Investors piled into Shanghai shares in the first two hours of exchange-link trading, outstripping Hong Kong purchases by 10 times in a sign of global demand for mainland equities, Bloomberg News reported around midday on Monday.
International investors bought 10.6 billion yuan (S$2.24 billion) of Shanghai shares at the midday break, about 82 per cent of the daily quota, according to data compiled by Bloomberg. Mainland investors used about 1 billion yuan of their 10.5 billion yuan limit in Hong Kong.
Bloomberg said trading through the link is running smoothly, according to brokerages including First Shanghai Financial Holding Ltd. and Emperor Securities Ltd.

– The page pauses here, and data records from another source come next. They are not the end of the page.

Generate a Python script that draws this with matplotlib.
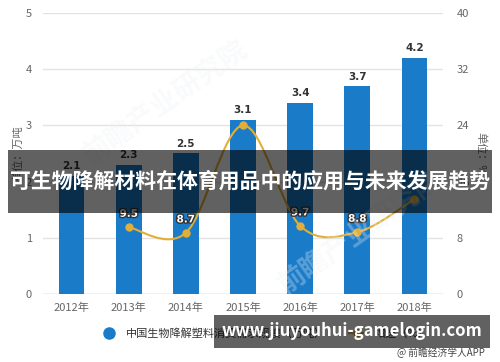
import matplotlib
matplotlib.use("Agg")
import matplotlib.pyplot as plt
import matplotlib.patches as mp
import matplotlib.patheffects as pe
from matplotlib.path import Path
from matplotlib.lines import Line2D
import numpy as np

plt.rcParams["font.family"] = ["Noto Sans CJK SC", "DejaVu Sans"]

# data
years = ["2012年", "2013年", "2014年", "2015年", "2016年", "2017年", "2018年"]
demand = [2.1, 2.3, 2.5, 3.1, 3.4, 3.7, 4.2]
growth_years = ["2013年", "2014年", "2015年", "2016年", "2017年", "2018年"]
growth = [9.5, 8.7, 24.0, 9.7, 8.8, 13.5]
# labels hidden in the reference are left empty
growth_labels = ["9.5", "8.7", "", "9.7", "8.8", ""]

bar_color = "#1a7bc8"
line_color = "#e3ae35"

fig = plt.figure(figsize=(5, 3.62), dpi=100)
ax = fig.add_axes([0.086, 0.188, 0.8, 0.776])
ax2 = ax.twinx()

x = np.arange(len(years))
ax.bar(x, demand, width=0.45, color=bar_color, zorder=2)
for xi, v in zip(x, demand):
    ax.text(xi, v + 0.08, f"{v}", ha="center", va="bottom", fontsize=7.5,
            fontweight="bold", color="#333333", family="DejaVu Sans")

ax.set_xlim(-0.5, len(years) - 0.5)
ax.set_ylim(0, 5)
ax.set_yticks(range(0, 6))
ax.set_xticks(x)
ax.set_xticklabels(years)
ax2.set_ylim(0, 40)
ax2.set_yticks(range(0, 41, 8))

ax.grid(axis="y", color="#e3e3e3", linewidth=1, zorder=0)
ax.set_axisbelow(True)
for a in (ax, ax2):
    for s in ("top", "left", "right", "bottom"):
        a.spines[s].set_visible(False)
    a.tick_params(length=0, labelsize=8, colors="#666666")
ax.axhline(0, color="#cccccc", linewidth=1, zorder=1)
ax.tick_params(axis="x", pad=6)
ax.tick_params(axis="y", pad=8)
ax2.tick_params(axis="y", pad=10)

ax.set_ylabel("单位：万吨", fontsize=8, color="#666666", labelpad=2)
ax2.set_ylabel("单位：%", fontsize=8, color="#666666", rotation=-90, labelpad=12)

# smooth growth line (catmull-rom through the points)
gx = np.array([years.index(y) for y in growth_years], dtype=float)
gy = np.array(growth, dtype=float)
verts = [(gx[0], gy[0])]
codes = [Path.MOVETO]
for i in range(len(gx) - 1):
    p0 = (gx[i - 1], gy[i - 1]) if i > 0 else (gx[i], gy[i])
    p1 = (gx[i], gy[i])
    p2 = (gx[i + 1], gy[i + 1])
    p3 = (gx[i + 2], gy[i + 2]) if i + 2 < len(gx) else p2
    c1 = (p1[0] + (p2[0] - p0[0]) / 6, p1[1] + (p2[1] - p0[1]) / 6)
    c2 = (p2[0] - (p3[0] - p1[0]) / 6, p2[1] - (p3[1] - p1[1]) / 6)
    verts += [c1, c2, p2]
    codes += [Path.CURVE4] * 3
ax2.add_patch(mp.PathPatch(Path(verts, codes), facecolor="none",
                           edgecolor=line_color, linewidth=1.5, zorder=3))
ax2.plot(gx, gy, "o", color=line_color, markersize=5, zorder=4)
for xi, v, lab in zip(gx, gy, growth_labels):
    if not lab:
        continue
    t = ax2.text(xi, v + 1.2, lab, ha="center", va="bottom", fontsize=7.5,
                 fontweight="bold", color="white", family="DejaVu Sans", zorder=5)
    t.set_path_effects([pe.withStroke(linewidth=2, foreground="#333333")])

# faint watermarks
for wx, wy in [(0.33, 0.72), (0.72, 0.36)]:
    fig.text(wx, wy, "前瞻产业研究院", rotation=35, fontsize=20, fontweight="bold",
             color="#eef1f4", alpha=0.3, ha="center", va="center", zorder=0)

# legend
handles = [
    Line2D([], [], marker="o", linestyle="none", color=bar_color, markersize=8),
    Line2D([], [], marker="o", color=line_color, markersize=5, linewidth=1.5),
]
fig.legend(handles, ["中国生物降解塑料消费需求规模（万吨）", "增速（%）"],
           loc="center", bbox_to_anchor=(0.53, 1 - 333 / 362), ncol=2,
           frameon=False, fontsize=8, handlelength=1.5, columnspacing=2,
           labelcolor="#333333")
fig.text(0.97, 1 - 353 / 362, "@ 前瞻经济学人APP", ha="right", va="center",
         fontsize=7, color="#444444")

# overlay banners
fig.patches.append(mp.Rectangle((0.016, 1 - 213 / 362), 0.968, 63 / 362,
                                transform=fig.transFigure, facecolor="black",
                                alpha=0.62, zorder=10))
fig.text(0.5, 1 - 181 / 362, "可生物降解材料在体育用品中的应用与未来发展趋势",
         ha="center", va="center", fontsize=15, fontweight="bold",
         color="white", zorder=11)
fig.patches.append(mp.Rectangle((0.428, 1 - 348 / 362), 0.552, 33 / 362,
                                transform=fig.transFigure, facecolor="black",
                                alpha=0.62, zorder=10))
fig.text(0.704, 1 - 331 / 362, "www.jiuyouhui-gamelogin.com", ha="center",
         va="center", fontsize=12, fontweight="bold", color="white", zorder=11)

fig.savefig("out.png", dpi=100)
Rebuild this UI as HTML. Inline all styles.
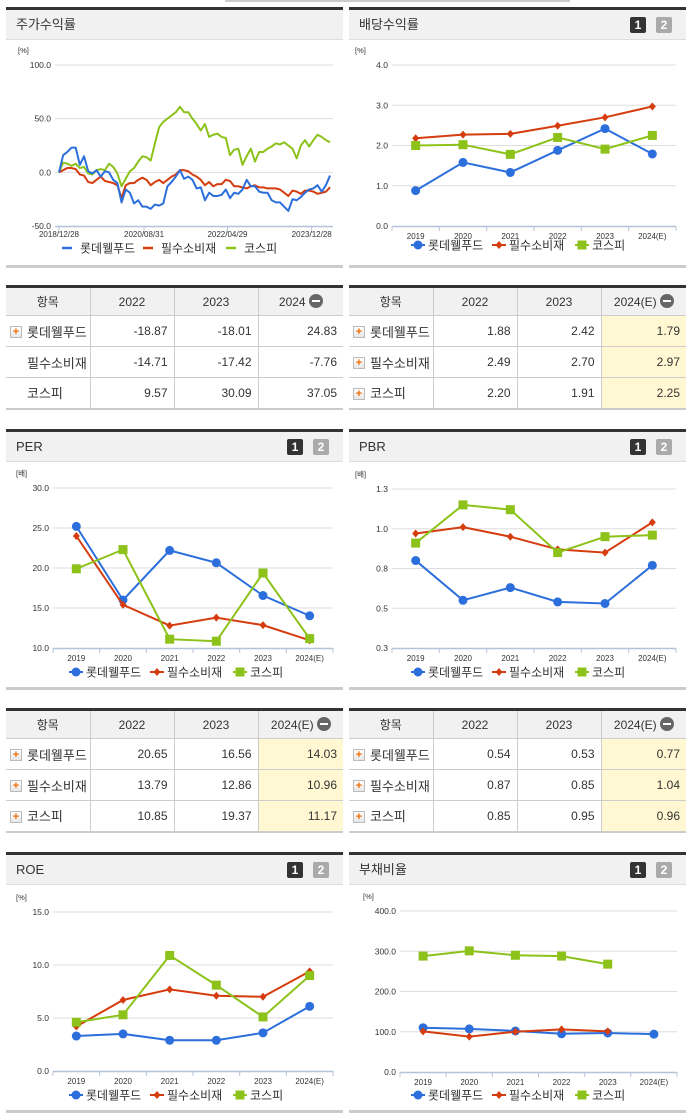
<!DOCTYPE html>
<html><head><meta charset="utf-8">
<style>
*{margin:0;padding:0;box-sizing:border-box}
body{width:691px;height:1115px;background:#fff;position:relative;overflow:hidden;font-family:"Liberation Sans","Noto Sans CJK KR",sans-serif;color:#333}
.panel{position:absolute;width:337px;border-top:3px solid #333;border-bottom:3px solid #ccc}
.hdr{position:absolute;left:0;top:0;width:100%;height:30px;background:#f1f1f1;border-bottom:1px solid #ddd;font-size:13px;line-height:30px;padding-left:10px;color:#333}
.b1,.b2{position:absolute;top:7px;width:16px;height:16px;border-radius:2px;color:#fff;font-weight:bold;font-size:12px;line-height:16px;text-align:center}
.b1{background:#333}.b2{background:#aaa}
svg{position:absolute;overflow:visible}
table{position:absolute;width:337px;border-collapse:collapse;border-top:3px solid #333;border-bottom:2px solid #ccc;font-size:12px}
td,th{border:1px solid #ccc;height:31px}
th{background:#f1f1f1;font-weight:normal;height:29px;font-size:12px}
tr>*:first-child{border-left:none}tr>*:last-child{border-right:none}
td.n{text-align:right;padding-right:6px}
td.l{text-align:left;padding-left:21px;font-size:13px;position:relative}
td.h{background:#fff8d2}
.pl{position:absolute;left:4px;top:10px;width:12px;height:12px;border:1px solid #bbb;background:linear-gradient(#fff,#e6e6e6);color:#f06a00;font-size:11px;line-height:10px;text-align:center;font-weight:bold}
.mi{display:inline-block;width:14px;height:14px;border-radius:7px;background:#666;vertical-align:-2px;margin-left:3px;position:relative}
.mi:after{content:"";position:absolute;left:3px;top:6px;width:8px;height:2px;background:#fff}
</style></head><body>

<div style="position:absolute;left:225px;top:0;width:345px;height:2px;background:#ccc"></div>

<!-- Panel 1 stock return -->
<div class="panel" style="left:6px;top:7px;height:261px">
  <div class="hdr">주가수익률</div>
</div>
<svg id="c1" style="left:6px;top:40px" width="337" height="225" viewBox="6 40 337 225"></svg>

<!-- Panel 2 dividend -->
<div class="panel" style="left:349px;top:7px;height:261px">
  <div class="hdr">배당수익률</div>
  <div class="b1" style="left:281px">1</div>
  <div class="b2" style="left:307px">2</div>
</div>
<svg id="c2" style="left:349px;top:40px" width="337" height="225" viewBox="349 40 337 225"></svg>

<!-- Table 1 -->
<table style="left:6px;top:285px">
<tr><th style="width:84px">항목</th><th style="width:84px">2022</th><th style="width:84px">2023</th><th>2024<span class="mi"></span></th></tr>
<tr><td class="l"><span class="pl">+</span>롯데웰푸드</td><td class="n">-18.87</td><td class="n">-18.01</td><td class="n">24.83</td></tr>
<tr><td class="l">필수소비재</td><td class="n">-14.71</td><td class="n">-17.42</td><td class="n">-7.76</td></tr>
<tr><td class="l">코스피</td><td class="n">9.57</td><td class="n">30.09</td><td class="n">37.05</td></tr>
</table>
<table style="left:349px;top:285px">
<tr><th style="width:84px">항목</th><th style="width:84px">2022</th><th style="width:84px">2023</th><th>2024(E)<span class="mi"></span></th></tr>
<tr><td class="l"><span class="pl">+</span>롯데웰푸드</td><td class="n">1.88</td><td class="n">2.42</td><td class="n h">1.79</td></tr>
<tr><td class="l"><span class="pl">+</span>필수소비재</td><td class="n">2.49</td><td class="n">2.70</td><td class="n h">2.97</td></tr>
<tr><td class="l"><span class="pl">+</span>코스피</td><td class="n">2.20</td><td class="n">1.91</td><td class="n h">2.25</td></tr>
</table>

<!-- PER / PBR -->
<div class="panel" style="left:6px;top:429px;height:261px">
  <div class="hdr">PER</div>
  <div class="b1" style="left:281px">1</div>
  <div class="b2" style="left:307px">2</div>
</div>
<svg id="c3" style="left:6px;top:462px" width="337" height="225" viewBox="6 462 337 225"></svg>
<div class="panel" style="left:349px;top:429px;height:261px">
  <div class="hdr">PBR</div>
  <div class="b1" style="left:281px">1</div>
  <div class="b2" style="left:307px">2</div>
</div>
<svg id="c4" style="left:349px;top:462px" width="337" height="225" viewBox="349 462 337 225"></svg>

<table style="left:6px;top:708px">
<tr><th style="width:84px">항목</th><th style="width:84px">2022</th><th style="width:84px">2023</th><th>2024(E)<span class="mi"></span></th></tr>
<tr><td class="l"><span class="pl">+</span>롯데웰푸드</td><td class="n">20.65</td><td class="n">16.56</td><td class="n h">14.03</td></tr>
<tr><td class="l"><span class="pl">+</span>필수소비재</td><td class="n">13.79</td><td class="n">12.86</td><td class="n h">10.96</td></tr>
<tr><td class="l"><span class="pl">+</span>코스피</td><td class="n">10.85</td><td class="n">19.37</td><td class="n h">11.17</td></tr>
</table>
<table style="left:349px;top:708px">
<tr><th style="width:84px">항목</th><th style="width:84px">2022</th><th style="width:84px">2023</th><th>2024(E)<span class="mi"></span></th></tr>
<tr><td class="l"><span class="pl">+</span>롯데웰푸드</td><td class="n">0.54</td><td class="n">0.53</td><td class="n h">0.77</td></tr>
<tr><td class="l"><span class="pl">+</span>필수소비재</td><td class="n">0.87</td><td class="n">0.85</td><td class="n h">1.04</td></tr>
<tr><td class="l"><span class="pl">+</span>코스피</td><td class="n">0.85</td><td class="n">0.95</td><td class="n h">0.96</td></tr>
</table>

<!-- ROE / Debt -->
<div class="panel" style="left:6px;top:852px;height:261px">
  <div class="hdr">ROE</div>
  <div class="b1" style="left:281px">1</div>
  <div class="b2" style="left:307px">2</div>
</div>
<svg id="c5" style="left:6px;top:885px" width="337" height="225" viewBox="6 885 337 225"></svg>
<div class="panel" style="left:349px;top:852px;height:261px">
  <div class="hdr">부채비율</div>
  <div class="b1" style="left:281px">1</div>
  <div class="b2" style="left:307px">2</div>
</div>
<svg id="c6" style="left:349px;top:885px" width="337" height="225" viewBox="349 885 337 225"></svg>

<script>
// ---- data ----
const seriesNames = ["롯데웰푸드","필수소비재","코스피"];
const years = ["2019","2020","2021","2022","2023","2024(E)"];
// stock return (monthly samples)
const stockTicks = [100,50,0,-50];
const stockTickLabels = ["100.0","50.0","0.0","-50.0"];
const stockDates = ["2018/12/28","2020/08/31","2022/04/29","2023/12/28"];
const stockDateIdx = [0,20.4,40.4,60.6];
const stockLotte = [0,16,19,23,23,7,15,1,-1,2,-4,1,0,-7,-10,-28,-16,-19,-29,-26,-32,-32,-34,-30,-31,-29,-13,-9,-4,2,-6,-4,-7,-15,-14,-26,-19,-22,-22,-21,-16,-24,-19,-20,-16,-7,-13,-13,-18,-19,-19,-26,-28,-28,-32,-36,-25,-26,-23,-19,-16,-15,-12,-18,-12,-3];
const stockStaples = [0,2,4,4,3,-2,-3,-9,-10,-7,-4,-8,-9,-10,-12,-24,-12,-10,-10,-7,-5,-7,-12,-9,-7,-10,-7,-4,-2,2,2,1,-2,-4,-7,-12,-9,-13,-11,-11,-7,-8,-13,-13,-14,-15,-13,-12,-14,-14,-15,-15,-15,-16,-19,-22,-17,-18,-20,-17,-17,-18,-20,-19,-18,-14];
const stockKospi = [0,9,8,6,8,4,5,-1,-2,2,3,2,8,5,-1,-13,-6,1,4,10,15,14,11,27,42,47,50,53,56,61,56,56,50,45,39,45,33,35,36,33,32,16,21,22,7,15,22,10,19,19,22,24,27,26,28,25,22,13,25,30,24,30,35,33,30,28];
// dividend
const divTicks=[4,3,2,1,0];
const divLotte=[0.88,1.58,1.33,1.88,2.42,1.79];
const divStaples=[2.18,2.27,2.29,2.49,2.70,2.97];
const divKospi=[2.00,2.02,1.78,2.20,1.91,2.25];
// PER
const perTicks=[30,25,20,15,10];
const perLotte=[25.2,16.0,22.2,20.65,16.56,14.03];
const perStaples=[24.0,15.4,12.8,13.79,12.86,10.96];
const perKospi=[19.9,22.3,11.1,10.85,19.37,11.17];
// PBR
const pbrTicks=[1.25,1.0,0.75,0.5,0.25];
const pbrTickLabels=["1.3","1.0","0.8","0.5","0.3"];
const pbrLotte=[0.80,0.55,0.63,0.54,0.53,0.77];
const pbrStaples=[0.97,1.01,0.95,0.87,0.85,1.04];
const pbrKospi=[0.91,1.15,1.12,0.85,0.95,0.96];
// ROE
const roeTicks=[15,10,5,0];
const roeLotte=[3.3,3.5,2.9,2.9,3.6,6.1];
const roeStaples=[4.2,6.7,7.7,7.1,7.0,9.4];
const roeKospi=[4.6,5.3,10.9,8.1,5.1,9.0];
// debt ratio
const debtTicks=[400,300,200,100,0];
const debtLotte=[110,107,102,95,97,94];
const debtStaples=[101,88,100,106,101,null];
const debtKospi=[288,301,290,288,268,null];

const COL=["#2c6fdc","#d53c0e","#8cc21a"];
const NS="http://www.w3.org/2000/svg";
function el(svg,tag,a){const e=document.createElementNS(NS,tag);for(const k in a)e.setAttribute(k,a[k]);svg.appendChild(e);return e;}
function txt(svg,x,y,s,size,anchor,fill){const t=el(svg,"text",{x:x,y:y,"font-size":size,"text-anchor":anchor||"start",fill:fill||"#333","font-family":"Liberation Sans, Noto Sans CJK KR, sans-serif"});t.textContent=s;return t;}

function yAxis(svg,c,ticks,labels){
  const ys=v=>c.yb-(v-c.vmin)/(c.vmax-c.vmin)*(c.yb-c.yt);
  ticks.forEach((v,i)=>{
    const y=ys(v);
    if(v!==c.vmin){const g=el(svg,"line",{x1:c.x0,x2:c.x1,y1:y,y2:y,stroke:"#ddd","stroke-width":1});
    
    }
    const t=txt(svg,c.x0-4,y+3,labels?labels[i]:v.toFixed(1),8.5,"end");
    
    
  });
  const u=txt(svg,c.x0-37,c.yt-12,c.unit,7.5,"start");
  
  
  const ax=el(svg,"line",{x1:c.x0,x2:c.x1,y1:c.yb+0.5,y2:c.yb+0.5,stroke:"#b4c4d8","stroke-width":1.5});
  
  
  return ys;
}

function marker(svg,k,x,y){
  let m;
  if(k===0)m=el(svg,"circle",{cx:x,cy:y,r:4.5,fill:COL[0]});
  else if(k===1)m=el(svg,"path",{d:`M${x} ${y-4}L${x+3.5} ${y}L${x} ${y+4}L${x-3.5} ${y}Z`,fill:COL[1]});
  else m=el(svg,"rect",{x:x-4.5,y:y-4.5,width:9,height:9,fill:COL[2]});
  return m;
}

function legend(svg,ox,y,withMarkers){
  const mx=[76,157,240];
  seriesNames.forEach((n,k)=>{
    const X=ox+mx[k];
    if(withMarkers){
      el(svg,"line",{x1:X-7,x2:X+7,y1:y,y2:y,stroke:COL[k],"stroke-width":2});
      const m=marker(svg,k,X,y);
      
      
    } else {
      el(svg,"line",{x1:X-10,x2:X,y1:y,y2:y,stroke:COL[k],"stroke-width":2.5});
    }
    const t=txt(svg,X+(withMarkers?10:8),y+4.5,n,12,"start");
    
    
  });
}

function catChart(id,c,ticks,labels,data){
  const svg=document.getElementById(id);
  const ys=yAxis(svg,c,ticks,labels);
  const n=years.length,bw=(c.x1-c.x0)/n;
  const xs=i=>c.x0+(i+0.5)*bw;
  for(let i=0;i<=n;i++){el(svg,"line",{x1:c.x0+i*bw,x2:c.x0+i*bw,y1:c.yb,y2:c.yb+5,stroke:"#b4c4d8"});}
  years.forEach((y,i)=>{const t=txt(svg,xs(i),c.yb+13,y,8,"middle");
    
    });
  data.forEach((arr,k)=>{
    let pts=[];arr.forEach((v,i)=>{if(v!==null)pts.push([xs(i),ys(v)]);});
    const p=el(svg,"polyline",{points:pts.map(p=>p.join(",")).join(" "),fill:"none",stroke:COL[k],"stroke-width":2});
    
    
    pts.forEach(pt=>{const m=marker(svg,k,pt[0],pt[1]);
      
      });
  });
  legend(svg,c.ox,c.ly,true);
}

// stock chart
(function(){
  const svg=document.getElementById("c1");
  const c={x0:55,x1:333,yt:65,yb:226,vmin:-50,vmax:100,unit:"[%]"};
  const ys=yAxis(svg,c,stockTicks,stockTickLabels);
  const xs=i=>59+i*4.17;
  stockDateIdx.forEach((d,i)=>{
    const x=xs(d);
    el(svg,"line",{x1:x,x2:x,y1:c.yb,y2:c.yb+7,stroke:"#b4c4d8"});
    const t=txt(svg,x,c.yb+11,stockDates[i],8,"middle");
    
    
  });
  [stockKospi,stockStaples,stockLotte].forEach((arr,j)=>{
    const k=[2,1,0][j];
    const p=el(svg,"polyline",{points:arr.map((v,i)=>xs(i)+","+ys(v)).join(" "),fill:"none",stroke:COL[k],"stroke-width":2,"stroke-linejoin":"round"});
    
    
  });
  legend(svg,-4,248,false);
})();

catChart("c2",{x0:392,x1:676,yt:65,yb:226,vmin:0,vmax:4,unit:"[%]",ox:342,ly:245},divTicks,null,[divLotte,divStaples,divKospi]);
catChart("c3",{x0:53,x1:333,yt:488,yb:648,vmin:10,vmax:30,unit:"[배]",ox:0,ly:672},perTicks,null,[perLotte,perStaples,perKospi]);
catChart("c4",{x0:392,x1:676,yt:489,yb:648,vmin:0.25,vmax:1.25,unit:"[배]",ox:342,ly:672},pbrTicks,pbrTickLabels,[pbrLotte,pbrStaples,pbrKospi]);
catChart("c5",{x0:53,x1:333,yt:912,yb:1071,vmin:0,vmax:15,unit:"[%]",ox:0,ly:1095},roeTicks,null,[roeLotte,roeStaples,roeKospi]);
catChart("c6",{x0:400,x1:677,yt:911,yb:1072,vmin:0,vmax:400,unit:"[%]",ox:342,ly:1095},debtTicks,null,[debtLotte,debtStaples,debtKospi]);
</script>
</body></html>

"It looks like overseas investors favor the stocks without Hong Kong listings," Dai Ming, a money manager at Hengsheng Asset Management Co. in Shanghai, said by phone. "There isn't much enthusiasm toward the Hong Kong stocks, and the problem is that local investors aren't quite familiar with trading rules."
Most buy orders for Shanghai shares through the link are coming from individuals, said Eliot Li, director of corporate development, sales and marketing at First Shanghai, was quoted by Bloomberg as saying.
Corporate and institutional investors are observing the link's debut and may trade through the program in the next few weeks, Li added.